> [Exercise prompt]: Filter the listing and keep only the lines with the word "this".
** start Dataset rows **
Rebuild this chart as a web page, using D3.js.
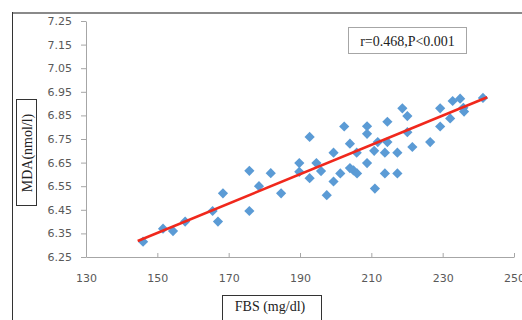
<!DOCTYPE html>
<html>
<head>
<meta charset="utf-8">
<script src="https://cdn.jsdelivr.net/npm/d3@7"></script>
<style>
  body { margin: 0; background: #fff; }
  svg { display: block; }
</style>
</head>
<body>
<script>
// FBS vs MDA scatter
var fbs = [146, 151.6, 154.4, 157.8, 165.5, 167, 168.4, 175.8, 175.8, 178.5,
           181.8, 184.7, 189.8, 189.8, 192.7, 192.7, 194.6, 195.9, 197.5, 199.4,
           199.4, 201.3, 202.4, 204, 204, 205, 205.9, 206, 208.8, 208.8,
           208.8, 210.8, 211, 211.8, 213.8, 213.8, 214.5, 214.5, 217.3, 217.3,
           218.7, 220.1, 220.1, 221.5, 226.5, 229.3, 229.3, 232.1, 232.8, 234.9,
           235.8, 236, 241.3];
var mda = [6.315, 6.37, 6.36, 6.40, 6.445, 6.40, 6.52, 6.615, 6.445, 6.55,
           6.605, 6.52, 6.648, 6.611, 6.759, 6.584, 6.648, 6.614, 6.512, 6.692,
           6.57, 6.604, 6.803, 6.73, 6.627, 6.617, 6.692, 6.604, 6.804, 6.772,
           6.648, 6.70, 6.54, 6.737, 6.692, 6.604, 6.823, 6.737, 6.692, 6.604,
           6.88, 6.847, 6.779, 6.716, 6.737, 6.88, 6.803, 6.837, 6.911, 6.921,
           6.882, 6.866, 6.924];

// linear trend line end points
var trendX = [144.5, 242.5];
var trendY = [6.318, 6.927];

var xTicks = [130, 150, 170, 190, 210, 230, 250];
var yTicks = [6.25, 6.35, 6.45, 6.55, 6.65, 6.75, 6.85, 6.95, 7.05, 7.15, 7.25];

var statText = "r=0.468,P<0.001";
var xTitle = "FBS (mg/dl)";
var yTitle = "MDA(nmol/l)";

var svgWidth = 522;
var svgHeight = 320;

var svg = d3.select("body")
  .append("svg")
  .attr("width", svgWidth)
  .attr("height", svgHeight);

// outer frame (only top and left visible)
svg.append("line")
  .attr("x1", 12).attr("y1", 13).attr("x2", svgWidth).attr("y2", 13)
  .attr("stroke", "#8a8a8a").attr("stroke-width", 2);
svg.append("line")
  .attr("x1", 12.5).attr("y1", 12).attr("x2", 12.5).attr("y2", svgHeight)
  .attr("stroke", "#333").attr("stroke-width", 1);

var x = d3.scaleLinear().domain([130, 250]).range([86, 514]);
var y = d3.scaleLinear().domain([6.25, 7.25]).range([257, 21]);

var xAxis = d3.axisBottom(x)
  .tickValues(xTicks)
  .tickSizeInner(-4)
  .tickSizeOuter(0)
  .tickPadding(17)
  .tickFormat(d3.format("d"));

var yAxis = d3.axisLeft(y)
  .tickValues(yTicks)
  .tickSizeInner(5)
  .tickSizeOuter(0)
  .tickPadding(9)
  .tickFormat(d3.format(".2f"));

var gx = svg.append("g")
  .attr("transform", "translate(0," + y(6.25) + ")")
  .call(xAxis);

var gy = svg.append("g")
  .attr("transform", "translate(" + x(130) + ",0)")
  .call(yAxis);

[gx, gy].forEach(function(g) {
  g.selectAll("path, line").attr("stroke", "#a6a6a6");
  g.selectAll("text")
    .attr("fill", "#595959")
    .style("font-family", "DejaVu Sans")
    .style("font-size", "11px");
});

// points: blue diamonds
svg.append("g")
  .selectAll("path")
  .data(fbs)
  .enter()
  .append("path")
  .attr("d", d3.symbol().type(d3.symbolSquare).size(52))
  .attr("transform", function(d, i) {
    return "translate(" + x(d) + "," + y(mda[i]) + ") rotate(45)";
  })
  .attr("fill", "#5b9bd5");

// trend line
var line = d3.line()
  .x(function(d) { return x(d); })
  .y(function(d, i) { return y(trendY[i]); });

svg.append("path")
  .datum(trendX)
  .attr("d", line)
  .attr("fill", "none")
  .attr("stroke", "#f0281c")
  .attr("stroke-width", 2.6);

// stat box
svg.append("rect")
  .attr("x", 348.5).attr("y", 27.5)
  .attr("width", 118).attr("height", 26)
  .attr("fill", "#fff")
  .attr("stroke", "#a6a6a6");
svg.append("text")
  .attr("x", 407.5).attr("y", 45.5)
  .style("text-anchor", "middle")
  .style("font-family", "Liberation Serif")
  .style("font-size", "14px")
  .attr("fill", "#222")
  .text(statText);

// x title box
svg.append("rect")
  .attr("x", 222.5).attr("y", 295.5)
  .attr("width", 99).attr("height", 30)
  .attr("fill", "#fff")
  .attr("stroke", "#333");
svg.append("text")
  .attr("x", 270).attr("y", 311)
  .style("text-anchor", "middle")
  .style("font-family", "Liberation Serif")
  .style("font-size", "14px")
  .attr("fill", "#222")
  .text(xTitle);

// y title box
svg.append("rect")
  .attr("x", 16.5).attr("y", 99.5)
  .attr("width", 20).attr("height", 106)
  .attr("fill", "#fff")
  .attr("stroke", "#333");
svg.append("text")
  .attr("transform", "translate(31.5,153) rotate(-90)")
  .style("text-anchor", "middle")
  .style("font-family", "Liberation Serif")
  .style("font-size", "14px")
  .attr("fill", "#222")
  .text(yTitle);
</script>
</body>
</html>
** end Dataset rows **
** start Dataset rows **
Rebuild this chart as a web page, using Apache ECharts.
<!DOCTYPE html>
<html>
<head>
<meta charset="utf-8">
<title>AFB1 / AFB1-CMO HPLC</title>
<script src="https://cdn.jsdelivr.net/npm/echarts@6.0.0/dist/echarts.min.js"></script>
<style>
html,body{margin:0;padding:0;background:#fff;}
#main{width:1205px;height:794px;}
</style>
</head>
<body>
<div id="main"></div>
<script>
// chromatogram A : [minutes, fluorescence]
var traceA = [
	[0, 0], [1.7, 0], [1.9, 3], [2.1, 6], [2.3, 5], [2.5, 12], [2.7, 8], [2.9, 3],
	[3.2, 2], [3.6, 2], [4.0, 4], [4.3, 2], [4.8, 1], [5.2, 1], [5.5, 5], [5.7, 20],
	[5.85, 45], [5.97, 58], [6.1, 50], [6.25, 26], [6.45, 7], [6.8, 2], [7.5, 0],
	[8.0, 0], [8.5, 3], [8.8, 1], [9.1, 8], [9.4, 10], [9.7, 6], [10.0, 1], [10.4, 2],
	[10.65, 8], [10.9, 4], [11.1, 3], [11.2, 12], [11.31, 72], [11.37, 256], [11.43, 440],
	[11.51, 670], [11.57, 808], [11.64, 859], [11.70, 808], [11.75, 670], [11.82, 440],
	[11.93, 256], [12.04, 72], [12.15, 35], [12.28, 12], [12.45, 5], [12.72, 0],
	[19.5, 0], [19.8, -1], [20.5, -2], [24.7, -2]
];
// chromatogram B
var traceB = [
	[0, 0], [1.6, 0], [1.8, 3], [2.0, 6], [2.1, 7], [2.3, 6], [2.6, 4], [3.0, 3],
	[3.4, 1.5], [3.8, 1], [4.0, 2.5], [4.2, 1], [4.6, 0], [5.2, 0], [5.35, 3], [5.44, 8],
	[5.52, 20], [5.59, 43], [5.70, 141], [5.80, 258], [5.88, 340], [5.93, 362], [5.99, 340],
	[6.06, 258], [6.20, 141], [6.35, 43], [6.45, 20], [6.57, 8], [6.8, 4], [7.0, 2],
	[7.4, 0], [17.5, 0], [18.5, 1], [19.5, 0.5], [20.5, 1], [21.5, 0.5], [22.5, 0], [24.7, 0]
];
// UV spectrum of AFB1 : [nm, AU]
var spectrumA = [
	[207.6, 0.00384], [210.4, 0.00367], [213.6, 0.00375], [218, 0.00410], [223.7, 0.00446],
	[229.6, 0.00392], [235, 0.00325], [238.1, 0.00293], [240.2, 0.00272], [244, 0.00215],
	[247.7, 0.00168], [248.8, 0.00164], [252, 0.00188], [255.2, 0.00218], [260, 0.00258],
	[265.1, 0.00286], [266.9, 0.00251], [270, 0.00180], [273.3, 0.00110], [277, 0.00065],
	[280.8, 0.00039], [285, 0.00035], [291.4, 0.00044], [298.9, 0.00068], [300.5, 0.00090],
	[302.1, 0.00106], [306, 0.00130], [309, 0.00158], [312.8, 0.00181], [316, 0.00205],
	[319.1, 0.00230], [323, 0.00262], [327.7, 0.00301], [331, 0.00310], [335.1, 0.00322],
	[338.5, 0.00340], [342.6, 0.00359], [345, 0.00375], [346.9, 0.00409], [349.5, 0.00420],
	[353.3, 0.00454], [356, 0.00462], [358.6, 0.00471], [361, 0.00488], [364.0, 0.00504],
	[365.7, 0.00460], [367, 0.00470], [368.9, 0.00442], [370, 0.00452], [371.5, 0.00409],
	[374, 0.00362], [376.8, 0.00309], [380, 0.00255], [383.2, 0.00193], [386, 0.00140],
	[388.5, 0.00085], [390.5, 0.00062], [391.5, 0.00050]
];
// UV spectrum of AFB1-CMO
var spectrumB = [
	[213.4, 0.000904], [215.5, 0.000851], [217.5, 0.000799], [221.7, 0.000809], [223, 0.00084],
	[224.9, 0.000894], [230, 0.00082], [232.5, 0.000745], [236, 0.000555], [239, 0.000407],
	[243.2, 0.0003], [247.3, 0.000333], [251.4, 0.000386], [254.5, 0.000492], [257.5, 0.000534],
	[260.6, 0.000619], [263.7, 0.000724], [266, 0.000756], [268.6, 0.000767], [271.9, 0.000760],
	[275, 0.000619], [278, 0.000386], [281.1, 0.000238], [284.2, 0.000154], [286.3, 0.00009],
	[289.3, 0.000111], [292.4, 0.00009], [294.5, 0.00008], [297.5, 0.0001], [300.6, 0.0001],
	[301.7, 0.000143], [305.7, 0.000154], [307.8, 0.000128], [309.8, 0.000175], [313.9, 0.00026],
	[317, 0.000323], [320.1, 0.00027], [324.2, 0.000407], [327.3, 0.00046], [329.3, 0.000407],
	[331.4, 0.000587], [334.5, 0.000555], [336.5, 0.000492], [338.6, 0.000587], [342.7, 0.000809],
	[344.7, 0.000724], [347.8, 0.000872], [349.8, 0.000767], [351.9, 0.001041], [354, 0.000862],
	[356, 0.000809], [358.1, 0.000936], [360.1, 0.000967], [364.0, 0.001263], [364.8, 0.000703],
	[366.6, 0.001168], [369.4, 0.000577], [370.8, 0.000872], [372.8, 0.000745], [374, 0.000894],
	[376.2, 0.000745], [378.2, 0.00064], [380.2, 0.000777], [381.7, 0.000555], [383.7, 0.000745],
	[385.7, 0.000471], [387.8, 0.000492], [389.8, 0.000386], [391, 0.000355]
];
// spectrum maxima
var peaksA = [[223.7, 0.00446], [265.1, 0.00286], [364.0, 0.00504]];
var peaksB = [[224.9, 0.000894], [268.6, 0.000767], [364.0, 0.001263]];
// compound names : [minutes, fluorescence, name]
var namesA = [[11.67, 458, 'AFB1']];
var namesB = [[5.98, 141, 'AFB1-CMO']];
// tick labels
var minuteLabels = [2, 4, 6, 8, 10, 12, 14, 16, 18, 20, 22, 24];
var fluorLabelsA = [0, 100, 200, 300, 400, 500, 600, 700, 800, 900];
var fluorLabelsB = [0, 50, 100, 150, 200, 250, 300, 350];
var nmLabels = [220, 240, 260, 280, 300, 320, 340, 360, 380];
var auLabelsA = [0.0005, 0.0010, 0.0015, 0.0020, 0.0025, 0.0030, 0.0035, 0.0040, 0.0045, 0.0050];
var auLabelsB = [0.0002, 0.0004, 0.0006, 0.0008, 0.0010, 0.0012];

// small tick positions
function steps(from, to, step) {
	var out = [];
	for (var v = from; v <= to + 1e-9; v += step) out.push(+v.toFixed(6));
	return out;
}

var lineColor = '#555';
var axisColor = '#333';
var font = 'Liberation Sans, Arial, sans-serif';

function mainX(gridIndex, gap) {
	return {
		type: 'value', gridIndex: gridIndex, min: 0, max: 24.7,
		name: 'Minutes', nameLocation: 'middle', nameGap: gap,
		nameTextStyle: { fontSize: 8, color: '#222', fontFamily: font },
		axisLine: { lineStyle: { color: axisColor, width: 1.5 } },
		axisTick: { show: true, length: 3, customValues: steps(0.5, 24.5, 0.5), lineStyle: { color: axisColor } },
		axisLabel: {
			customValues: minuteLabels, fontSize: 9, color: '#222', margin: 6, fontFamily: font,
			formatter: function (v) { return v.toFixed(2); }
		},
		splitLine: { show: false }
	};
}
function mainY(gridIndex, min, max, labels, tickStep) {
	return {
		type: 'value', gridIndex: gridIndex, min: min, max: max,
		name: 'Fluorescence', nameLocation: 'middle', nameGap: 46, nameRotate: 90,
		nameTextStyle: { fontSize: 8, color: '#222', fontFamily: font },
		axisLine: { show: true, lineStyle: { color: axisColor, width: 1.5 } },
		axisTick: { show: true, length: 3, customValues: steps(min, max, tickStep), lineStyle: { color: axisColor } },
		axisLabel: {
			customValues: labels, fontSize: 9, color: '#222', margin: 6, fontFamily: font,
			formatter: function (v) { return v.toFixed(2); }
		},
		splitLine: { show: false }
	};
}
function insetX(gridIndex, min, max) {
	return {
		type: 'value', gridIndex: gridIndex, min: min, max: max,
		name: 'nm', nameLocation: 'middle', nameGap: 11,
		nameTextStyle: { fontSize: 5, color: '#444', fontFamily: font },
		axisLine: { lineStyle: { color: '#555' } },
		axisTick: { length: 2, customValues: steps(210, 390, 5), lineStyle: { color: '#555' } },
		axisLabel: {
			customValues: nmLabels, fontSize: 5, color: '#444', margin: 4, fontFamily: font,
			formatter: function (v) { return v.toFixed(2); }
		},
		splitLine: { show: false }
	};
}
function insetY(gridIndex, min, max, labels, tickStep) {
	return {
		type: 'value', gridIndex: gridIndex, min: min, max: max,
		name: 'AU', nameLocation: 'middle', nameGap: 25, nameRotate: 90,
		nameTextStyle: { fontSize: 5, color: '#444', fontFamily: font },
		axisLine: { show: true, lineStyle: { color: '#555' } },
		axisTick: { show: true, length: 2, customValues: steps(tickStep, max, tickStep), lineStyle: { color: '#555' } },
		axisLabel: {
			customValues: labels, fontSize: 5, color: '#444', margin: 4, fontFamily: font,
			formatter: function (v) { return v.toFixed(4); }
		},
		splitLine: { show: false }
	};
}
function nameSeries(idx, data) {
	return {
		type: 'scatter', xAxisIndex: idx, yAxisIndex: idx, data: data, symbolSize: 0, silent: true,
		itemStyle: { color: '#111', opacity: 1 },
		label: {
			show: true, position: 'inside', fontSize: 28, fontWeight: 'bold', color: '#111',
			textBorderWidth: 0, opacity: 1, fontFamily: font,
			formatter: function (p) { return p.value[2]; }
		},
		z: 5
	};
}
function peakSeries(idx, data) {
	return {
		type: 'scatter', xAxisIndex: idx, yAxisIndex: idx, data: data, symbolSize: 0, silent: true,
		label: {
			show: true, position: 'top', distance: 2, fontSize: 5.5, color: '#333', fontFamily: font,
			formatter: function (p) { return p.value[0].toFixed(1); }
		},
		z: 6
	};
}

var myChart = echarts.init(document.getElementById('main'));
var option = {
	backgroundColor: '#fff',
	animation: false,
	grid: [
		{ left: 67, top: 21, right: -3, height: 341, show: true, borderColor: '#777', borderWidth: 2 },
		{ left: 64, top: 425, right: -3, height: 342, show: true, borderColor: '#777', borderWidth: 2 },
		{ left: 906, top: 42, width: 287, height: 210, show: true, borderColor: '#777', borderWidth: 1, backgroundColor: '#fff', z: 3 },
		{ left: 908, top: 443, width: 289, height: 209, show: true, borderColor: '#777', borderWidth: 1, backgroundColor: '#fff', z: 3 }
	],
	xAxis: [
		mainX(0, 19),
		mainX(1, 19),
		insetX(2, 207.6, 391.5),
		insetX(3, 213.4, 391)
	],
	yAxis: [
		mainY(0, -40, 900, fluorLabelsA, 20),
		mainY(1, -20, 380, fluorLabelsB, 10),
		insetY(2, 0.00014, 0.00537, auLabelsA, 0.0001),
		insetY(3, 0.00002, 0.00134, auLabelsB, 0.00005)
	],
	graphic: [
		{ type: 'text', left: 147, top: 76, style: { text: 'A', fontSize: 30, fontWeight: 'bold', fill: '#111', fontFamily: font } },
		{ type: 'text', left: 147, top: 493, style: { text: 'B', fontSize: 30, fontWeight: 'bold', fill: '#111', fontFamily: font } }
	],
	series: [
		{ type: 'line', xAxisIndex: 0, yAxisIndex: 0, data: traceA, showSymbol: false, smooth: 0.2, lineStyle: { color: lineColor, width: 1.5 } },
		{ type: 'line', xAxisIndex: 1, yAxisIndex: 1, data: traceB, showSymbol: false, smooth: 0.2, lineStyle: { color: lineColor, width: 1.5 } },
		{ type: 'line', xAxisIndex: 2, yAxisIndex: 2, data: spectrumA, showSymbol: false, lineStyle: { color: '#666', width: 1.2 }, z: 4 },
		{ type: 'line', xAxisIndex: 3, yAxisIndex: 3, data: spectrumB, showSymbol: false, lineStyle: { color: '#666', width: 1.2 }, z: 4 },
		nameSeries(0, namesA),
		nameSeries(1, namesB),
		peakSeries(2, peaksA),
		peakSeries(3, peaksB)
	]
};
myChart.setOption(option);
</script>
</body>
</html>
** end Dataset rows **
** start Dataset rows **
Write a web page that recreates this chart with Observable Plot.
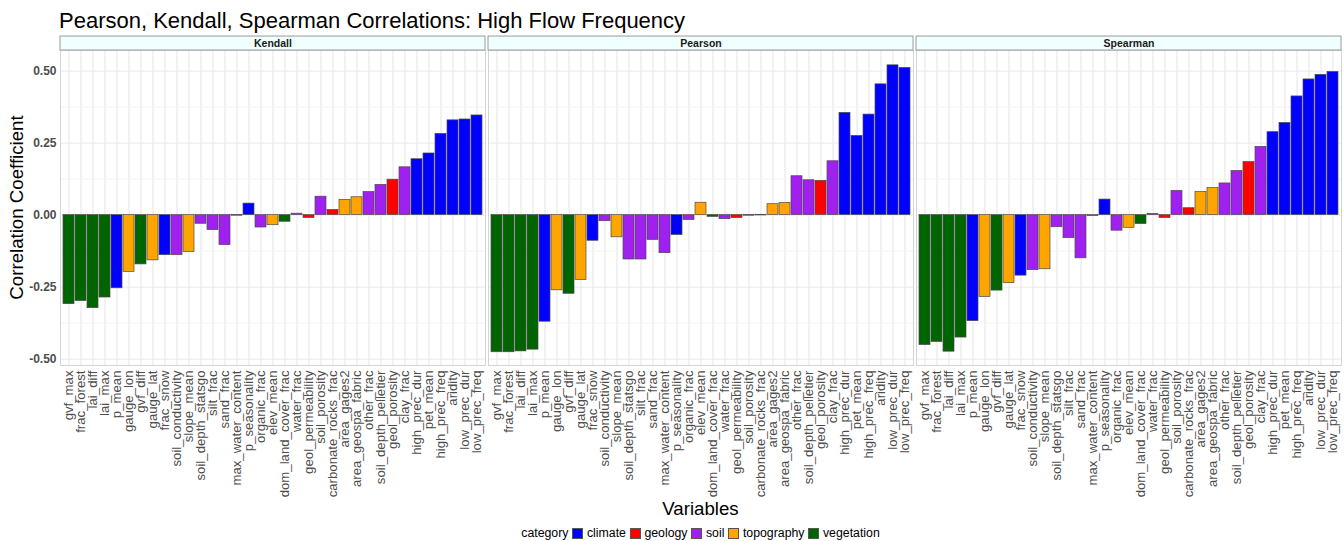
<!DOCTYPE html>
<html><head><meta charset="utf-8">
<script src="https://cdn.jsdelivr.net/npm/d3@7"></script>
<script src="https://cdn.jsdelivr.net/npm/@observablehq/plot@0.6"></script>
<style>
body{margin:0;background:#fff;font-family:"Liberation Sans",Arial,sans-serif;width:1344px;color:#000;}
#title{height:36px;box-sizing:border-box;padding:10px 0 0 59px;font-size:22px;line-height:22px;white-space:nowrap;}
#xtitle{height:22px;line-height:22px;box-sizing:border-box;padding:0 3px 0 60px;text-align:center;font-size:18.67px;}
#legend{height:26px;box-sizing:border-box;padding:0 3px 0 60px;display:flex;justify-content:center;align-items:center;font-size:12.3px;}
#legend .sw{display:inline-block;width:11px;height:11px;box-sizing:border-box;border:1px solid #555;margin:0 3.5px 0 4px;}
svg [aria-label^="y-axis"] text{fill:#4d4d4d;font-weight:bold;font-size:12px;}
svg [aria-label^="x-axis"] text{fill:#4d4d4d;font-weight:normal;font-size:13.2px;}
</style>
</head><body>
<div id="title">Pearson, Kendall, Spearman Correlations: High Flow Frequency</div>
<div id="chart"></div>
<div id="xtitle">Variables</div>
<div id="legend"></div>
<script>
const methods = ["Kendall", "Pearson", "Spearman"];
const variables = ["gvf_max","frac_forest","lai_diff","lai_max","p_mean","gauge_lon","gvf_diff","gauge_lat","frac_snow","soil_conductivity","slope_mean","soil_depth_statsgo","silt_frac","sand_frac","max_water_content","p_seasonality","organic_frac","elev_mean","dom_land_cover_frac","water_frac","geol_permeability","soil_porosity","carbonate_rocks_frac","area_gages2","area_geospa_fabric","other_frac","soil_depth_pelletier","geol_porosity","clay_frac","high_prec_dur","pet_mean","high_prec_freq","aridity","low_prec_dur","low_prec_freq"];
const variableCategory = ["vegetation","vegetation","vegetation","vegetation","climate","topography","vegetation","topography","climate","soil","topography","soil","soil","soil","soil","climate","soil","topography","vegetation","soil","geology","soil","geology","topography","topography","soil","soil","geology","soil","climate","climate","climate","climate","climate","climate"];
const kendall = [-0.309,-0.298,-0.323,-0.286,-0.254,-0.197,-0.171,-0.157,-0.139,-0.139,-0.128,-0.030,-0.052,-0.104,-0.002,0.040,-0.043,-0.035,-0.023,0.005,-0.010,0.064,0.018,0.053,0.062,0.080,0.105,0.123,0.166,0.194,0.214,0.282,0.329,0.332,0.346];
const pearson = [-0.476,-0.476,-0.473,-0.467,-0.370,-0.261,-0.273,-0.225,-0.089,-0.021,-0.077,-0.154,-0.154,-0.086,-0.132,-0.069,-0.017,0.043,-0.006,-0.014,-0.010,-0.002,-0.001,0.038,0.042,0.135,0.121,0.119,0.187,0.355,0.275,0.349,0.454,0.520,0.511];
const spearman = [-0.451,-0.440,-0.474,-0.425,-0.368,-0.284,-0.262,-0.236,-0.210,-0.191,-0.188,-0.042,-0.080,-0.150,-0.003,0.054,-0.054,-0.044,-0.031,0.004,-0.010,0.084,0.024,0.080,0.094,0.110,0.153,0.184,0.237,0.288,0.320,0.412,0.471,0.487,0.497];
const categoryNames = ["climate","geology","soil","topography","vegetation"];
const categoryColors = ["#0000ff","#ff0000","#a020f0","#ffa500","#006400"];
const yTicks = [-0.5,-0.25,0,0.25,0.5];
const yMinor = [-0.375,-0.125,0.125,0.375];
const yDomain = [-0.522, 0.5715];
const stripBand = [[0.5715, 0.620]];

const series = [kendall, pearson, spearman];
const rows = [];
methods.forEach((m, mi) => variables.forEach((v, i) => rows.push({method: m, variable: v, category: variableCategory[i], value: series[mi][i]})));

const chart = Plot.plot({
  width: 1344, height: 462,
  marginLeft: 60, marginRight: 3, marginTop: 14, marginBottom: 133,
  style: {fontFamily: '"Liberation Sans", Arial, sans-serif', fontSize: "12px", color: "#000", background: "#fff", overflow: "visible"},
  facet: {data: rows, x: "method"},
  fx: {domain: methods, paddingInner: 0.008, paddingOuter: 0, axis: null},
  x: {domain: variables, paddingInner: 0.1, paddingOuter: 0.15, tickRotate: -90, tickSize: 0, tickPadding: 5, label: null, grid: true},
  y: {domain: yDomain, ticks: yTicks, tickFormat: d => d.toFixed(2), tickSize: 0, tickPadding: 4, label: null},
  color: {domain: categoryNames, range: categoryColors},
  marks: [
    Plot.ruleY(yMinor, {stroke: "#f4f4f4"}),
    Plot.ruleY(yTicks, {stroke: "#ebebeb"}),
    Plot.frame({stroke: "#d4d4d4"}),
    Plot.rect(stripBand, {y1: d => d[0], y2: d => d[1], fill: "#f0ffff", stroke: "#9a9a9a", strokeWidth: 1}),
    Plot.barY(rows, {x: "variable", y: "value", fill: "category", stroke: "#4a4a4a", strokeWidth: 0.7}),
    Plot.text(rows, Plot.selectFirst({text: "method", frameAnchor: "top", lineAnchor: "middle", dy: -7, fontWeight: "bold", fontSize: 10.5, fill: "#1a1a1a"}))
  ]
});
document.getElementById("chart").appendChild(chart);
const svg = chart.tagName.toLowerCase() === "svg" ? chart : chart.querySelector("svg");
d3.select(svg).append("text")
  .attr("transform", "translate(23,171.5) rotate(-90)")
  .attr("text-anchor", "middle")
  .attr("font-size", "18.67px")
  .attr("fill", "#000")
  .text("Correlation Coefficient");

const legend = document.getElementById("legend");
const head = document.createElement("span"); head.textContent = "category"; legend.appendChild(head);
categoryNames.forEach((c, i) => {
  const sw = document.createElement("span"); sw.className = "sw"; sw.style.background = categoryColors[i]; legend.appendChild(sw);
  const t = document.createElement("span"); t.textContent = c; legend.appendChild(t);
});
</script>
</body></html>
** end Dataset rows **
> [Result of the exercise]:
Rebuild this chart as a web page, using D3.js.
Rebuild this chart as a web page, using Apache ECharts.
Write a web page that recreates this chart with Observable Plot.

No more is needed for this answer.